-- start of SOURCE MATERIAL --
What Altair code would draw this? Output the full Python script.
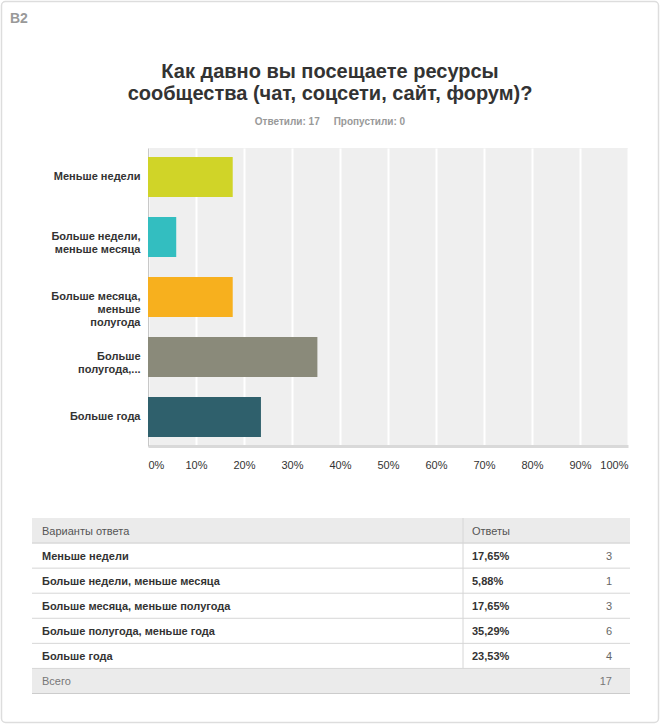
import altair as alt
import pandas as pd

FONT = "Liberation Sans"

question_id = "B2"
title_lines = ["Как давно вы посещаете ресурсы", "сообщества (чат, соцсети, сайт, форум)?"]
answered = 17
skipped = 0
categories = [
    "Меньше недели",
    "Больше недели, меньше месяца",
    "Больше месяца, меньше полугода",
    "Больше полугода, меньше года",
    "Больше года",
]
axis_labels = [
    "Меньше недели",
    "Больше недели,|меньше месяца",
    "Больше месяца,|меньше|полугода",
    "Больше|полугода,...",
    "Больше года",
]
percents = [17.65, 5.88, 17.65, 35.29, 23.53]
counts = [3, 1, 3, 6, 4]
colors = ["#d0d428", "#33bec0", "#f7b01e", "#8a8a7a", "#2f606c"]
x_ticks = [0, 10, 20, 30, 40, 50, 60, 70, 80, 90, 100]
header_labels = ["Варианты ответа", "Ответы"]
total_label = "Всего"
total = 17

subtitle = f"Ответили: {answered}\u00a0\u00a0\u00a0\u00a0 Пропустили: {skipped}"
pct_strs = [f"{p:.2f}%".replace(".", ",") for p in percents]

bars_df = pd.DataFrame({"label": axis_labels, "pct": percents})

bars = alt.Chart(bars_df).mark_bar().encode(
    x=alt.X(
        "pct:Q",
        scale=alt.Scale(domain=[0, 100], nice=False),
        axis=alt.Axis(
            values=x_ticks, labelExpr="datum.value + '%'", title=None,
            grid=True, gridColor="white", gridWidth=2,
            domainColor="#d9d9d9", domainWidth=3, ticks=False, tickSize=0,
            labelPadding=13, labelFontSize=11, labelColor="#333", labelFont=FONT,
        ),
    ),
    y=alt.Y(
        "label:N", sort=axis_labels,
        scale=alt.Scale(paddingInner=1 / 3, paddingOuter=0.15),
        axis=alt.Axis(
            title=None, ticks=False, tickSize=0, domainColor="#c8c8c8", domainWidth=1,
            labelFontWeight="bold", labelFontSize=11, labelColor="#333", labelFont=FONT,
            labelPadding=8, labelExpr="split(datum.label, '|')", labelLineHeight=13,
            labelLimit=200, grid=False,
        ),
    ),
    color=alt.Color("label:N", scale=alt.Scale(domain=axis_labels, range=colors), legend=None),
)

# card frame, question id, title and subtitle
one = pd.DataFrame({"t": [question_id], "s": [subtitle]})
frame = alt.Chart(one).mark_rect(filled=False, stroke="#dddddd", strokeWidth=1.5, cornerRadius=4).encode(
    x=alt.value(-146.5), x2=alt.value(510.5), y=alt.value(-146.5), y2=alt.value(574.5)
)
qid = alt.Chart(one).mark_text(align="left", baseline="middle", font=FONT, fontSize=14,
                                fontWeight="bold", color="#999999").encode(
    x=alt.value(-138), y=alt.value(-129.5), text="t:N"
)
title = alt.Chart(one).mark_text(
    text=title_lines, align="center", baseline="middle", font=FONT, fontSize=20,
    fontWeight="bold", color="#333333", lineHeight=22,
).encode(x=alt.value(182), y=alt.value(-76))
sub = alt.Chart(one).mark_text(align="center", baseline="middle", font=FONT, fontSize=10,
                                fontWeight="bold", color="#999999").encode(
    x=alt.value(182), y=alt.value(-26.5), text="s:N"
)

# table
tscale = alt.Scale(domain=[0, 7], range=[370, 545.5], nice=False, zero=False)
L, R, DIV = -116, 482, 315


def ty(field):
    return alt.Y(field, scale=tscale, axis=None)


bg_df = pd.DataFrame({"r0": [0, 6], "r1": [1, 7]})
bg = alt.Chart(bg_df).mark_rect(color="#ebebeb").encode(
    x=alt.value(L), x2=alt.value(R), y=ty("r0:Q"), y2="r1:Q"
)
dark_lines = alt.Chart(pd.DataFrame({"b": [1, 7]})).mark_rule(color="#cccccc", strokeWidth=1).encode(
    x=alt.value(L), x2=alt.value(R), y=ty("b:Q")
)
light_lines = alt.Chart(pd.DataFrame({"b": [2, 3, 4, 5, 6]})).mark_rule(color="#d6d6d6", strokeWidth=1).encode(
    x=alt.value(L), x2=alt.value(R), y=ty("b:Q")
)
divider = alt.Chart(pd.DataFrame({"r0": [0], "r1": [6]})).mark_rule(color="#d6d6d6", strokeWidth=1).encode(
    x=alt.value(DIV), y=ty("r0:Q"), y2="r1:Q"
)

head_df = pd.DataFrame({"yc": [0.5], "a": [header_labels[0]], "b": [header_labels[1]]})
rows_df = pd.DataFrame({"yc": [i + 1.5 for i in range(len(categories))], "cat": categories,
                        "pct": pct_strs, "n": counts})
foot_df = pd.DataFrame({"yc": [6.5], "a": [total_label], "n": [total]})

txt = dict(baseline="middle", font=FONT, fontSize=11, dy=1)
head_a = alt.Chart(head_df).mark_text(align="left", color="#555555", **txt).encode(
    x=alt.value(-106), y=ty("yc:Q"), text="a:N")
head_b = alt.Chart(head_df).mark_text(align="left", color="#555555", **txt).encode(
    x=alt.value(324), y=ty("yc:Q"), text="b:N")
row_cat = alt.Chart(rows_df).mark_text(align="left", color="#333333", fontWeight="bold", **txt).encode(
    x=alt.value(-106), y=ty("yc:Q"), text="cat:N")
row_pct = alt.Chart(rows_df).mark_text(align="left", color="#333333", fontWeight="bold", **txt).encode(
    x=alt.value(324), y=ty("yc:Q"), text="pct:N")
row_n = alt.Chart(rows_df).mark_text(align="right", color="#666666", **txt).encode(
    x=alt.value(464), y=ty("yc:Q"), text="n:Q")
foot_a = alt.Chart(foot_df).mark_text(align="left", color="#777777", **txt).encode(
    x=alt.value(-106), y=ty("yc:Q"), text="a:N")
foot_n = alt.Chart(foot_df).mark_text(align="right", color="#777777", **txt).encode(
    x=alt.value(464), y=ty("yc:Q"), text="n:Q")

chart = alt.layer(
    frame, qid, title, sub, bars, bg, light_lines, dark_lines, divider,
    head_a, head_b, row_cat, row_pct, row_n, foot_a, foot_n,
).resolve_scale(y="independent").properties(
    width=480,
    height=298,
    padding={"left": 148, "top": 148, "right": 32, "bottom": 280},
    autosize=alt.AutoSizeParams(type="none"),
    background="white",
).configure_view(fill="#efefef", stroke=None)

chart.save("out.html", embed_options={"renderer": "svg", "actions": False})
-- end of SOURCE MATERIAL --
**STATED EXERCISE:**
Leave every image out, and retype the material exactly.

**SOLVED EXERCISE:**
What Altair code would draw this? Output the full Python script.
import altair as alt
import pandas as pd

FONT = "Liberation Sans"

question_id = "B2"
title_lines = ["Как давно вы посещаете ресурсы", "сообщества (чат, соцсети, сайт, форум)?"]
answered = 17
skipped = 0
categories = [
    "Меньше недели",
    "Больше недели, меньше месяца",
    "Больше месяца, меньше полугода",
    "Больше полугода, меньше года",
    "Больше года",
]
axis_labels = [
    "Меньше недели",
    "Больше недели,|меньше месяца",
    "Больше месяца,|меньше|полугода",
    "Больше|полугода,...",
    "Больше года",
]
percents = [17.65, 5.88, 17.65, 35.29, 23.53]
counts = [3, 1, 3, 6, 4]
colors = ["#d0d428", "#33bec0", "#f7b01e", "#8a8a7a", "#2f606c"]
x_ticks = [0, 10, 20, 30, 40, 50, 60, 70, 80, 90, 100]
header_labels = ["Варианты ответа", "Ответы"]
total_label = "Всего"
total = 17

subtitle = f"Ответили: {answered}\u00a0\u00a0\u00a0\u00a0 Пропустили: {skipped}"
pct_strs = [f"{p:.2f}%".replace(".", ",") for p in percents]

bars_df = pd.DataFrame({"label": axis_labels, "pct": percents})

bars = alt.Chart(bars_df).mark_bar().encode(
    x=alt.X(
        "pct:Q",
        scale=alt.Scale(domain=[0, 100], nice=False),
        axis=alt.Axis(
            values=x_ticks, labelExpr="datum.value + '%'", title=None,
            grid=True, gridColor="white", gridWidth=2,
            domainColor="#d9d9d9", domainWidth=3, ticks=False, tickSize=0,
            labelPadding=13, labelFontSize=11, labelColor="#333", labelFont=FONT,
        ),
    ),
    y=alt.Y(
        "label:N", sort=axis_labels,
        scale=alt.Scale(paddingInner=1 / 3, paddingOuter=0.15),
        axis=alt.Axis(
            title=None, ticks=False, tickSize=0, domainColor="#c8c8c8", domainWidth=1,
            labelFontWeight="bold", labelFontSize=11, labelColor="#333", labelFont=FONT,
            labelPadding=8, labelExpr="split(datum.label, '|')", labelLineHeight=13,
            labelLimit=200, grid=False,
        ),
    ),
    color=alt.Color("label:N", scale=alt.Scale(domain=axis_labels, range=colors), legend=None),
)

# card frame, question id, title and subtitle
one = pd.DataFrame({"t": [question_id], "s": [subtitle]})
frame = alt.Chart(one).mark_rect(filled=False, stroke="#dddddd", strokeWidth=1.5, cornerRadius=4).encode(
    x=alt.value(-146.5), x2=alt.value(510.5), y=alt.value(-146.5), y2=alt.value(574.5)
)
qid = alt.Chart(one).mark_text(align="left", baseline="middle", font=FONT, fontSize=14,
                                fontWeight="bold", color="#999999").encode(
    x=alt.value(-138), y=alt.value(-129.5), text="t:N"
)
title = alt.Chart(one).mark_text(
    text=title_lines, align="center", baseline="middle", font=FONT, fontSize=20,
    fontWeight="bold", color="#333333", lineHeight=22,
).encode(x=alt.value(182), y=alt.value(-76))
sub = alt.Chart(one).mark_text(align="center", baseline="middle", font=FONT, fontSize=10,
                                fontWeight="bold", color="#999999").encode(
    x=alt.value(182), y=alt.value(-26.5), text="s:N"
)

# table
tscale = alt.Scale(domain=[0, 7], range=[370, 545.5], nice=False, zero=False)
L, R, DIV = -116, 482, 315


def ty(field):
    return alt.Y(field, scale=tscale, axis=None)


bg_df = pd.DataFrame({"r0": [0, 6], "r1": [1, 7]})
bg = alt.Chart(bg_df).mark_rect(color="#ebebeb").encode(
    x=alt.value(L), x2=alt.value(R), y=ty("r0:Q"), y2="r1:Q"
)
dark_lines = alt.Chart(pd.DataFrame({"b": [1, 7]})).mark_rule(color="#cccccc", strokeWidth=1).encode(
    x=alt.value(L), x2=alt.value(R), y=ty("b:Q")
)
light_lines = alt.Chart(pd.DataFrame({"b": [2, 3, 4, 5, 6]})).mark_rule(color="#d6d6d6", strokeWidth=1).encode(
    x=alt.value(L), x2=alt.value(R), y=ty("b:Q")
)
divider = alt.Chart(pd.DataFrame({"r0": [0], "r1": [6]})).mark_rule(color="#d6d6d6", strokeWidth=1).encode(
    x=alt.value(DIV), y=ty("r0:Q"), y2="r1:Q"
)

head_df = pd.DataFrame({"yc": [0.5], "a": [header_labels[0]], "b": [header_labels[1]]})
rows_df = pd.DataFrame({"yc": [i + 1.5 for i in range(len(categories))], "cat": categories,
                        "pct": pct_strs, "n": counts})
foot_df = pd.DataFrame({"yc": [6.5], "a": [total_label], "n": [total]})

txt = dict(baseline="middle", font=FONT, fontSize=11, dy=1)
head_a = alt.Chart(head_df).mark_text(align="left", color="#555555", **txt).encode(
    x=alt.value(-106), y=ty("yc:Q"), text="a:N")
head_b = alt.Chart(head_df).mark_text(align="left", color="#555555", **txt).encode(
    x=alt.value(324), y=ty("yc:Q"), text="b:N")
row_cat = alt.Chart(rows_df).mark_text(align="left", color="#333333", fontWeight="bold", **txt).encode(
    x=alt.value(-106), y=ty("yc:Q"), text="cat:N")
row_pct = alt.Chart(rows_df).mark_text(align="left", color="#333333", fontWeight="bold", **txt).encode(
    x=alt.value(324), y=ty("yc:Q"), text="pct:N")
row_n = alt.Chart(rows_df).mark_text(align="right", color="#666666", **txt).encode(
    x=alt.value(464), y=ty("yc:Q"), text="n:Q")
foot_a = alt.Chart(foot_df).mark_text(align="left", color="#777777", **txt).encode(
    x=alt.value(-106), y=ty("yc:Q"), text="a:N")
foot_n = alt.Chart(foot_df).mark_text(align="right", color="#777777", **txt).encode(
    x=alt.value(464), y=ty("yc:Q"), text="n:Q")

chart = alt.layer(
    frame, qid, title, sub, bars, bg, light_lines, dark_lines, divider,
    head_a, head_b, row_cat, row_pct, row_n, foot_a, foot_n,
).resolve_scale(y="independent").properties(
    width=480,
    height=298,
    padding={"left": 148, "top": 148, "right": 32, "bottom": 280},
    autosize=alt.AutoSizeParams(type="none"),
    background="white",
).configure_view(fill="#efefef", stroke=None)

chart.save("out.html", embed_options={"renderer": "svg", "actions": False})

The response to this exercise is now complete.